Initiatives aimed supporting Asia’s local currency bond market can deliver big gains but face serious hurdles, delegates to the ADB meetings warned

Efforts to develop and link Asia’s fast growing local currency bond markets, while laudable, face serious challenges in the form of regulatory reticence, exchange rate regimes and investor appetite, delegates told Emerging Markets at the ADB annual meeting in Astana this week.

While delegates could not find fault with the overall aim of the various initiatives across the region, including the ASEAN +3 Bond Market Forum’s vision of a large and highly liquid Asian bond market, such ambitions still faced several impediments to growth.

“Deepening and linking local currency markets are unambiguously good developments, and initiatives to promote this are unambiguously positive,” Richard Yetsenga, ANZ’s head of global market research told Emerging Markets. “But it’s not clear you can make tremendous gains on that front given some of the exchange rate regimes in Asia.”

In many Asian countries, although the currencies are convertible there are policies that effectively amount to capital controls.

“You can only invest in the Korean won during Korean trading hours and you can’t have a Korean won bank account outside of Korea,” Yetsenga said. “And that’s in one the region’s more sophisticated, better developed bond markets.”

Harmonising regulatory frameworks is positive in that it brings the institutional experience of other countries into local markets, he added. “But the reality is that none of it gets you to where you want to be unless you tick several well known boxes.”

One of these “boxes” is low and stable inflation, which helps allow a stable exchange rate. But stable inflation is something many emerging markets, including Indonesia and India, have struggled with. Another is developing a domestic savings base that can help support the market.

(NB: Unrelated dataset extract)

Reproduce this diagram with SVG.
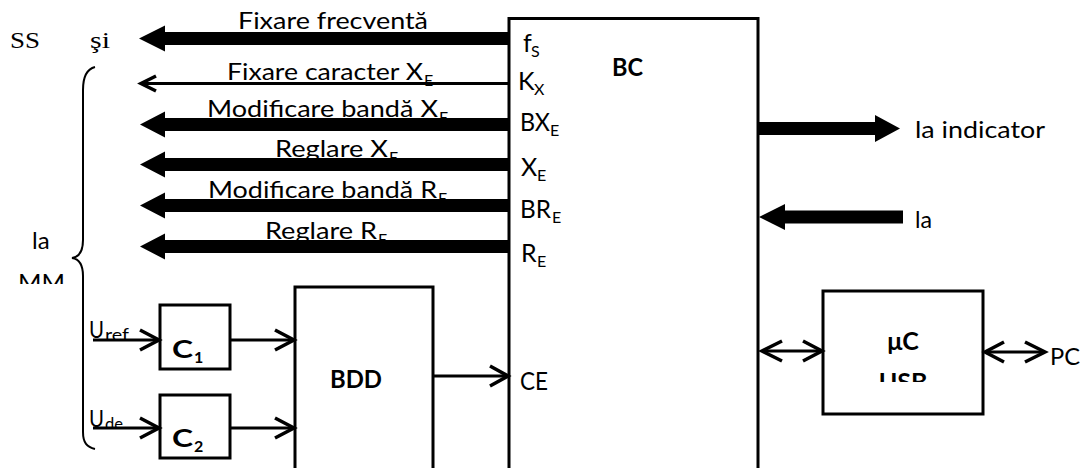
<svg xmlns="http://www.w3.org/2000/svg" width="1083" height="468" viewBox="0 0 1083 468">
<style>
.box{fill:#fff;stroke:#000;stroke-width:3}
.t{font-family:Lato,"Open Sans",sans-serif;font-size:24px;fill:#000}
.p{font-family:Lato,"Open Sans",sans-serif;font-size:25px;fill:#000}
.s{font-family:Lato,"Open Sans",sans-serif;font-size:16px;fill:#000}
.u{font-family:Lato,"Open Sans",sans-serif;font-size:17px;fill:#000}
.b{font-family:Lato,"Open Sans",sans-serif;font-size:25px;font-weight:bold;fill:#000}
.bs{font-family:Lato,"Open Sans",sans-serif;font-size:16px;font-weight:bold;fill:#000}
.tm{font-family:"Liberation Serif","DejaVu Serif",serif;font-size:24px;fill:#000}
.fat{fill:#000;stroke:none}
.ln{fill:none;stroke:#000;stroke-width:3}
.chev{fill:none;stroke:#000;stroke-width:3.5;stroke-linejoin:miter}
</style>
<defs>
<clipPath id="clipMM"><rect x="0" y="260" width="80" height="24"/></clipPath>
<clipPath id="clipUSB"><rect x="850" y="360" width="110" height="22"/></clipPath>
<clipPath id="clipUref"><rect x="85" y="310" width="60" height="30"/></clipPath>
<clipPath id="clipUde"><rect x="85" y="400" width="60" height="28"/></clipPath>
</defs>
<rect width="1083" height="468" fill="#fff"/>

<g id="left-labels">
<text class="tm" x="10" y="48" textLength="30" lengthAdjust="spacingAndGlyphs">SS</text>
<text class="tm" x="90" y="48" textLength="20" lengthAdjust="spacingAndGlyphs">şi</text>
<text class="t" x="32" y="249">la</text>
<text class="t" x="18" y="291" textLength="47" lengthAdjust="spacingAndGlyphs" clip-path="url(#clipMM)">MM</text>
<path class="ln" style="stroke-width:2" d="M95,67 C87,69 83,76 83,90 L83,240 C83,252 79,257 72,258 C79,259 83,264 83,276 L83,432 C83,443 87,447 95,449"/>
</g>

<g id="arrow-labels">
<text class="t" x="238" y="29" textLength="190" lengthAdjust="spacingAndGlyphs">Fixare frecventă</text>
<text class="t" x="227" y="80" textLength="196" lengthAdjust="spacingAndGlyphs">Fixare caracter X</text>
<text class="s" x="424" y="86">E</text>
<text class="t" x="207" y="117" textLength="231" lengthAdjust="spacingAndGlyphs">Modificare bandă X</text>
<text class="s" x="439" y="123">E</text>
<text class="t" x="275" y="157" textLength="113" lengthAdjust="spacingAndGlyphs">Reglare X</text>
<text class="s" x="389" y="163">E</text>
<text class="t" x="208" y="198" textLength="229" lengthAdjust="spacingAndGlyphs">Modificare bandă R</text>
<text class="s" x="438" y="204">E</text>
<text class="t" x="265" y="239" textLength="112" lengthAdjust="spacingAndGlyphs">Reglare R</text>
<text class="s" x="378" y="245">E</text>
</g>

<g id="BC">
<path class="box" d="M509,475 V18.5 H758 V475"/>
<text class="b" x="612" y="76" textLength="31" lengthAdjust="spacingAndGlyphs">BC</text>
<text class="p" x="523" y="52">f</text><text class="s" x="531" y="57">S</text>
<text class="p" x="518" y="90">K</text><text class="s" x="534" y="95">X</text>
<text class="p" x="520" y="131" textLength="30" lengthAdjust="spacingAndGlyphs">BX</text><text class="s" x="550" y="136">E</text>
<text class="p" x="521" y="176">X</text><text class="s" x="537" y="181">E</text>
<text class="p" x="520" y="218" textLength="31" lengthAdjust="spacingAndGlyphs">BR</text><text class="s" x="552" y="223">E</text>
<text class="p" x="521" y="262">R</text><text class="s" x="537" y="267">E</text>
<text class="p" x="520" y="390" textLength="28" lengthAdjust="spacingAndGlyphs">CE</text>
</g>

<g id="BDD">
<path class="box" d="M295,475 V287 H433 V475"/>
<text class="b" x="330" y="388" textLength="52" lengthAdjust="spacingAndGlyphs">BDD</text>
</g>

<g id="C1">
<rect class="box" x="160" y="305" width="70" height="64"/>
<text class="b" x="172" y="358" textLength="21" lengthAdjust="spacingAndGlyphs">C</text><text class="bs" x="194" y="363">1</text>
</g>

<g id="C2">
<rect class="box" x="160" y="395" width="70" height="63"/>
<text class="b" x="172" y="447" textLength="21" lengthAdjust="spacingAndGlyphs">C</text><text class="bs" x="194" y="452">2</text>
</g>

<g id="uC-USB">
<rect class="box" x="823" y="291" width="160" height="123"/>
<text class="b" x="903" y="350" text-anchor="middle">μC</text>
<text class="b" x="903" y="391" text-anchor="middle" clip-path="url(#clipUSB)">USB</text>
</g>

<g id="inputs">
<g clip-path="url(#clipUref)"><text class="t" x="89" y="338" textLength="15" lengthAdjust="spacingAndGlyphs">U</text><text class="u" x="105" y="341" textLength="24" lengthAdjust="spacingAndGlyphs">ref</text></g>
<g clip-path="url(#clipUde)"><text class="t" x="89" y="427" textLength="15" lengthAdjust="spacingAndGlyphs">U</text><text class="u" x="105" y="430" textLength="18" lengthAdjust="spacingAndGlyphs">de</text></g>
</g>

<g id="right-labels">
<text class="t" x="915" y="138" textLength="130" lengthAdjust="spacingAndGlyphs">la indicator</text>
<text class="t" x="915" y="228" textLength="17" lengthAdjust="spacingAndGlyphs">la</text>
<text class="t" x="1050" y="365" textLength="30" lengthAdjust="spacingAndGlyphs">PC</text>
</g>

<g id="connectors">
<polygon class="fat" points="509,32 165,32 165,25.5 139,38.5 165,51.5 165,45 509,45"/>
<line class="ln" x1="142" y1="83.5" x2="509" y2="83.5"/>
<polyline class="chev" points="156,76 141,83.5 156,91"/>
<polygon class="fat" points="509,118 165,118 165,111.5 140,124.5 165,137.5 165,131 509,131"/>
<polygon class="fat" points="509,158 165,158 165,151.5 140,164.5 165,177.5 165,171 509,171"/>
<polygon class="fat" points="509,199 165,199 165,192.5 140,205.5 165,218.5 165,212 509,212"/>
<polygon class="fat" points="509,240 165,240 165,233.5 140,246.5 165,259.5 165,253 509,253"/>
<polygon class="fat" points="758,122 875,122 875,115 900,128.5 875,142 875,135 758,135"/>
<polygon class="fat" points="903,210.5 785,210.5 785,204 759,217 785,230 785,223.5 903,223.5"/>

<line class="ln" x1="93" y1="340" x2="158" y2="340"/>
<polyline class="chev" points="140,330 159,340 140,350"/>
<line class="ln" x1="93" y1="428" x2="158" y2="428"/>
<polyline class="chev" points="140,418 159,428 140,438"/>
<line class="ln" x1="230" y1="340" x2="293" y2="340"/>
<polyline class="chev" points="275,330 294,340 275,350"/>
<line class="ln" x1="230" y1="428" x2="293" y2="428"/>
<polyline class="chev" points="275,418 294,428 275,438"/>
<line class="ln" x1="433" y1="376" x2="507" y2="376"/>
<polyline class="chev" points="490,366 508,376 490,386"/>

<line class="ln" x1="762" y1="351" x2="821" y2="351"/>
<polyline class="chev" points="782,341 762,351 782,361"/>
<polyline class="chev" points="803,341 822,351 803,361"/>
<line class="ln" x1="986" y1="352" x2="1044" y2="352"/>
<polyline class="chev" points="1004,342 985,352 1004,362"/>
<polyline class="chev" points="1025,342 1045,352 1025,362"/>
</g>
</svg>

Some countries are happy to see their bond markets develop, and draw in a larger share of foreign investors — whether regional or global. But they do not like the additional volatility that comes with cross-border flows. Countries that have had large inflows of capital, but lack a large domestic institutional savings base, have watched their yields spike when global investors retreat.

“India’s currency has depreciated by over 30% in the last couple of years and that’s with foreigners holding less than 5%,” said Yetsenga. “Imagine if they owned a large proportion of the market as they do in Indonesia.”

Meanwhile, regional investors are only too aware of some of the dangers that come from holding emerging market bonds in times of crisis.

“When Indonesia ran into problems they made the market as opaque as possible and made it difficult for foreigners to get out,” Yetsenga said. “Onshore banks were prevented from publishing updates of spot exchanges rates on trading floors so global investors didn’t know where the currency was trading.”

GROWING UP FAST

Despite the many problems, Asia’s local currency bond markets are growing fast. Vietnam’s grew from $25bn equivalent in September 2013 to $35bn by the end of March, according to ADB data. Indonesia’s domestic bond market grew over 20% across the whole of last year to reach $107.6bn. The region’s corporate bond market posted record growth rates.